According to a press release dated January 7, 2008, GRAVITY Co., Ltd. announced that the federal judge presiding over the consolidated class action entitled Blackmoss Investments Inc. vs. GRAVITY Co., Ltd., No. 1:05-CV-04804-LAP, which was pending in the United States District Court for the Southern District of New York, approved the previously disclosed settlement of the class action on November 21, 2007. In addition, no plaintiff has filed an appeal during the 30-day time appeal period which expired on December 21, 2007. Under the terms of the settlement, a fund of $10US million will be created to settle the claims of a class consisting of persons who purchased American Depository Shares of the Company during the period from February 7, 2005 through November 10, 2005, inclusive. The Company's share of the settlement fund will be $5US million. Costs of administering the settlement, as well as Plaintiffs' attorneys' fees of 20.56% of the settlement amount and related expenses, will be paid out of the settlement fund before distributions are made to class members.
In a press release dated June 11, 2007, Gravity Co., Ltd., an online game developer and publisher, announced that it and other defendants have reached an agreement in principle to settle the class action litigation brought on behalf of purchasers of the Company's securities which is pending in the United States District Court for the Southern District of New York as In re Gravity Co., Ltd. Securities Litigation, No. 1:05-CV-04804-LAP. Under the proposed settlement, a fund of U.S. $10 million will be created to settle the claims of a class consisting of persons who purchased American Depository Shares of the Company during the period from February 7, 2005 through November 10, 2005, inclusive. The Company's share of the settlement fund will be U.S. $5 million. Costs of administering the settlement, as well as Plaintiffs' attorneys' fees and expenses (which have not yet been determined) will be paid out of the settlement fund before distributions are made to class members. In exchange, the Company, its current and former directors and officers as well as other third parties will be released from liability for the claims asserted by the class. … The proposed settlement is conditioned, among other things, on various conditions being met and final court approval after notice to the plaintiff class and expiration of the time for appeal from any order of the court approving the settlement. There can be no assurance that the final settlement will be obtained.
On December 13, 2005, the Court entered the Order signed by U.S. District Judge Loretta A. Preska consolidating all actions and appointing Pipefitters, Locals 522 & 633 Pension Trust Fund as Lead Plaintiff, appointing Provost Umphrey Law Firm, L.L.P. as Lead Counsel and appointing Lerach Stoia Geller Rudman & Robbins LLP as Liaison Counsel. On July 11, 2006, the plaintiffs filed a Consolidated Class Action Complaint. The defendants have responded by filing various motions to dismiss the Consolidated Class Action Complaint.
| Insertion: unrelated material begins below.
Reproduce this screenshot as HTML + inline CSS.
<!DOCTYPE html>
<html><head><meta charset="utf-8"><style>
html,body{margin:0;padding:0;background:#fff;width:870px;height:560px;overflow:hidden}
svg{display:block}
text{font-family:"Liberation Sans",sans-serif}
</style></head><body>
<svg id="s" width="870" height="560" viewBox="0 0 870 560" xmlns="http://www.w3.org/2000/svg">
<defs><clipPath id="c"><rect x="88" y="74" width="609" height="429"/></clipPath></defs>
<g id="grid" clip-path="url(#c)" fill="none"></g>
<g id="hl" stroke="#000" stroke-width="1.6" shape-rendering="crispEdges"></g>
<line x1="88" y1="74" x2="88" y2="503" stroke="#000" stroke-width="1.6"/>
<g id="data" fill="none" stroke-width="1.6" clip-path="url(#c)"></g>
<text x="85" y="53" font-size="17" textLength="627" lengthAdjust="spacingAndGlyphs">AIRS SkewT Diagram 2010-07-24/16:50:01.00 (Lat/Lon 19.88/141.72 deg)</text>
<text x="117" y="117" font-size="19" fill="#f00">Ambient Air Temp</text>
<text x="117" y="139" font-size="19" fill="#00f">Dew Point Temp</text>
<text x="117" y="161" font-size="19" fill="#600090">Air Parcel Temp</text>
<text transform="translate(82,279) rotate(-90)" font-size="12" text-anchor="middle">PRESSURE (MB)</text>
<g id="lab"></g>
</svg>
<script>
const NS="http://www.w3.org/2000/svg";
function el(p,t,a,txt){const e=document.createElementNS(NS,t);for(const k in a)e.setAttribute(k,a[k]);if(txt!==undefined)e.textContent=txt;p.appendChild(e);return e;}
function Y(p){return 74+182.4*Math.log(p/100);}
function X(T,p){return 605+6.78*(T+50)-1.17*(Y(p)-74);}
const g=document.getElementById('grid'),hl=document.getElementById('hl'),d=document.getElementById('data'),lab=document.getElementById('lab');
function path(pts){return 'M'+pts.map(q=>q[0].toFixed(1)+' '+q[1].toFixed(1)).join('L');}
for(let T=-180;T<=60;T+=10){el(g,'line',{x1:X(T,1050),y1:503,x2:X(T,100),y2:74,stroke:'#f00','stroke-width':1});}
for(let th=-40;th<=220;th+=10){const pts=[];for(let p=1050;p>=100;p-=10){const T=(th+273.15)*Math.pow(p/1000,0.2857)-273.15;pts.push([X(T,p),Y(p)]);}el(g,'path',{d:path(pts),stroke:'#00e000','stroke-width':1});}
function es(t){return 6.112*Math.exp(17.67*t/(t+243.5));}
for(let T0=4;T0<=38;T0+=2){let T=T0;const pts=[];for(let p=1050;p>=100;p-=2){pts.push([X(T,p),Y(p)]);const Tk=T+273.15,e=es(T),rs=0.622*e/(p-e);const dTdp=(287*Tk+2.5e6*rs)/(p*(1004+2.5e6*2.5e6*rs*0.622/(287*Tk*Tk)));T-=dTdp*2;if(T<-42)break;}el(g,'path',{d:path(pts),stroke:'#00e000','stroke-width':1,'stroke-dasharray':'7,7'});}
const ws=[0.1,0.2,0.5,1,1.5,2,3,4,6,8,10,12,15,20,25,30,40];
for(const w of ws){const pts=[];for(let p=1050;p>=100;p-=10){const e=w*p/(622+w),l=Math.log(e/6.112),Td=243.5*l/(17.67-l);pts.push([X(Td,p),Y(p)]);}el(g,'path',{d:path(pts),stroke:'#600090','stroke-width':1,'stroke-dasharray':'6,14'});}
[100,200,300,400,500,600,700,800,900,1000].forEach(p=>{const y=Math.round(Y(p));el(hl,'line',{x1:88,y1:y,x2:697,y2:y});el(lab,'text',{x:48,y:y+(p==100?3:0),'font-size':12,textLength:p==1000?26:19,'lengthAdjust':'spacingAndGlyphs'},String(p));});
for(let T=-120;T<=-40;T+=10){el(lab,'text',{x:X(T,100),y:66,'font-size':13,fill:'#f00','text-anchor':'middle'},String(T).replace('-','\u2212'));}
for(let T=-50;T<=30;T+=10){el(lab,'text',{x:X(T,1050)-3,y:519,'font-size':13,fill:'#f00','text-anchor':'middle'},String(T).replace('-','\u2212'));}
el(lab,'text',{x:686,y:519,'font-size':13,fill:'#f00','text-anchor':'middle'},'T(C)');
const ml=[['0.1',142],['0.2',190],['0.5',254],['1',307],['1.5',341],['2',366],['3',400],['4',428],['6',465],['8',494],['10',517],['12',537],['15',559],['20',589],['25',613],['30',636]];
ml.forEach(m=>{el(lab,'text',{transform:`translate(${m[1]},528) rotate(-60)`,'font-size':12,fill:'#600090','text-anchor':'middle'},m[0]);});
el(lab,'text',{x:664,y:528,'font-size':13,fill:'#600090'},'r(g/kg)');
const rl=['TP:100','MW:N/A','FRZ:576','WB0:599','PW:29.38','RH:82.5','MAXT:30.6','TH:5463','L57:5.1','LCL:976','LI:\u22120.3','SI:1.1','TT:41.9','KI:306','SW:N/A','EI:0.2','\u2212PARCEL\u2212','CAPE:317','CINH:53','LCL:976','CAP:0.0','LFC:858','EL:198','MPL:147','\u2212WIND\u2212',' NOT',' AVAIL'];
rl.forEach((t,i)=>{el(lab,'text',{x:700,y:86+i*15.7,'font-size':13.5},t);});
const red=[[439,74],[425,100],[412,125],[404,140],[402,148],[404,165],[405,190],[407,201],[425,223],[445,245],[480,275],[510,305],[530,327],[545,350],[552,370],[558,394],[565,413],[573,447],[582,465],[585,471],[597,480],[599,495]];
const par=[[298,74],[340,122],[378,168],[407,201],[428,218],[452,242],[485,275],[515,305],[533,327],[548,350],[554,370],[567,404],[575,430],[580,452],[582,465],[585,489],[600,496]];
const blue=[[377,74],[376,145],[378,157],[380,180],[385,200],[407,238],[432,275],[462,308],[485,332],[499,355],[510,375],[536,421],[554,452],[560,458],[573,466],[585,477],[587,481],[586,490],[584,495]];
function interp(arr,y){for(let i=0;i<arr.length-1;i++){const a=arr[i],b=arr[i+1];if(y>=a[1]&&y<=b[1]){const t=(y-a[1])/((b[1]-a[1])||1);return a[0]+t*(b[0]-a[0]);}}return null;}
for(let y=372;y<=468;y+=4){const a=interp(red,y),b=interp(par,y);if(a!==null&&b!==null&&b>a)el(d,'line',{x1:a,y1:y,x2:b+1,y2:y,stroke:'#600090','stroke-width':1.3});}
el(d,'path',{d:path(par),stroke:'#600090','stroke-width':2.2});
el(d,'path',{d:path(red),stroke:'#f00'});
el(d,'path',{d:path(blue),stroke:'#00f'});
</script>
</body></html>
The original complaint charges Gravity and certain of its officers and directors with violations of the Securities Act and the Exchange Act. Gravity develops and distributes online games in many countries across the world, especially in Japan, Taiwan, and Thailand.
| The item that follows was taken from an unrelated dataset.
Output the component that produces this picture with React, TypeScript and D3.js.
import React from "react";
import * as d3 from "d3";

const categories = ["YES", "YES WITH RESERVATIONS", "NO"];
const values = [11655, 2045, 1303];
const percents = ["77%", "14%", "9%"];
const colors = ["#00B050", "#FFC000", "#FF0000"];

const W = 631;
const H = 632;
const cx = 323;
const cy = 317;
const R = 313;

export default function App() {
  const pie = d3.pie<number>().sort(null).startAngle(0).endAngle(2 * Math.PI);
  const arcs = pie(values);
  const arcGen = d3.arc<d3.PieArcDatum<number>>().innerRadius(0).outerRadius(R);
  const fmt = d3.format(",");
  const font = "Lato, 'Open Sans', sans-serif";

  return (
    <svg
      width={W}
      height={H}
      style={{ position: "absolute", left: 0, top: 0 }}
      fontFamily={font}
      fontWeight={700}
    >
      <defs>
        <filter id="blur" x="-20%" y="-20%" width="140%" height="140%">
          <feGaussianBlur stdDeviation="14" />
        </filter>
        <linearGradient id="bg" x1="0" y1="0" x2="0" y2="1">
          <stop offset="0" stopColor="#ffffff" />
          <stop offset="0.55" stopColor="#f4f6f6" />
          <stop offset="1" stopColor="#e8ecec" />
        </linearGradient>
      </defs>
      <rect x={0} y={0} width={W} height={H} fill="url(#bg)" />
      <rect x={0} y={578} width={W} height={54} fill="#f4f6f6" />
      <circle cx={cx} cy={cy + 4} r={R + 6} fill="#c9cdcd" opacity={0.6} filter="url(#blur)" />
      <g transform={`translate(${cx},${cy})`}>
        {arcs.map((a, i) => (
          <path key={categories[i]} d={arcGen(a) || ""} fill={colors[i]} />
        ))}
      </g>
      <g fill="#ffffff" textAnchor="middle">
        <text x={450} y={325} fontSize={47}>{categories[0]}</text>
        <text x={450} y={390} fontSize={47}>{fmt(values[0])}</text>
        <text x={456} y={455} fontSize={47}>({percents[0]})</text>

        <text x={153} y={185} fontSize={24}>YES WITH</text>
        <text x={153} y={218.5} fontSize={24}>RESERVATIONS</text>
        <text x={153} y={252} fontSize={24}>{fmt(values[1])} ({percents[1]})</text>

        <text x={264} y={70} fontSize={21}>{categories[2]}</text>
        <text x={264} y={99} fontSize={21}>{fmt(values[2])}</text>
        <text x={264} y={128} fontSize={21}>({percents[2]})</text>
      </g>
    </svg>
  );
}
Specifically, the Complaint alleges that, during the Class Period, defendants issued a Prospectus and Registration Statement in connection with the Company's IPO, and issued press releases subsequent to the IPO, which included numerous positive statements regarding demand for the Company's products and positive statements concerning the Company's growth prospects. As alleged in the complaint, these statements were materially false and misleading because defendants failed to disclose and/or misrepresented: (i) that the Company's core product - Ragnarok - Online which traditionally has accounted for 95% of the Company's revenue was, at the time of the IPO, suffering from declining customer demand and increased competition. In fact, contrary to the appearance of the growth presented in the Prospectus, sales of Ragnarok Online were in a material state of decline; (ii) that the Company's mobile animation business was then being negatively impacted by material adverse trends. In fact, the Company's animation business had all but disintegrated; and (iii) that the Company's royalties and license fees business was then being negatively impacted by certain material adverse trends in the Company's Chinese operations. Growth in the Company's Chinese business was one of the primary keys for the Company's future business. In fact, as portrayed in the Prospectus, China was projected to grow faster than any other country in terms of its demand for the Company's online game-related services. Though defendants made an effort to demonstrate China's massive growth potential for online gaming demand, the fact was that the Company's Chinese business was in peril and in a state of decline - not growth.
The complaint further alleges that on or around May 12, 2005, the Company shocked the market when it announced that its financial results for the first quarter of 2005 were lower than expected. On this news, the Company's ADSs plunged to an all time low of $5.60, a more than 70% drop from the Class Period high of $13.50 per share - the IPO price.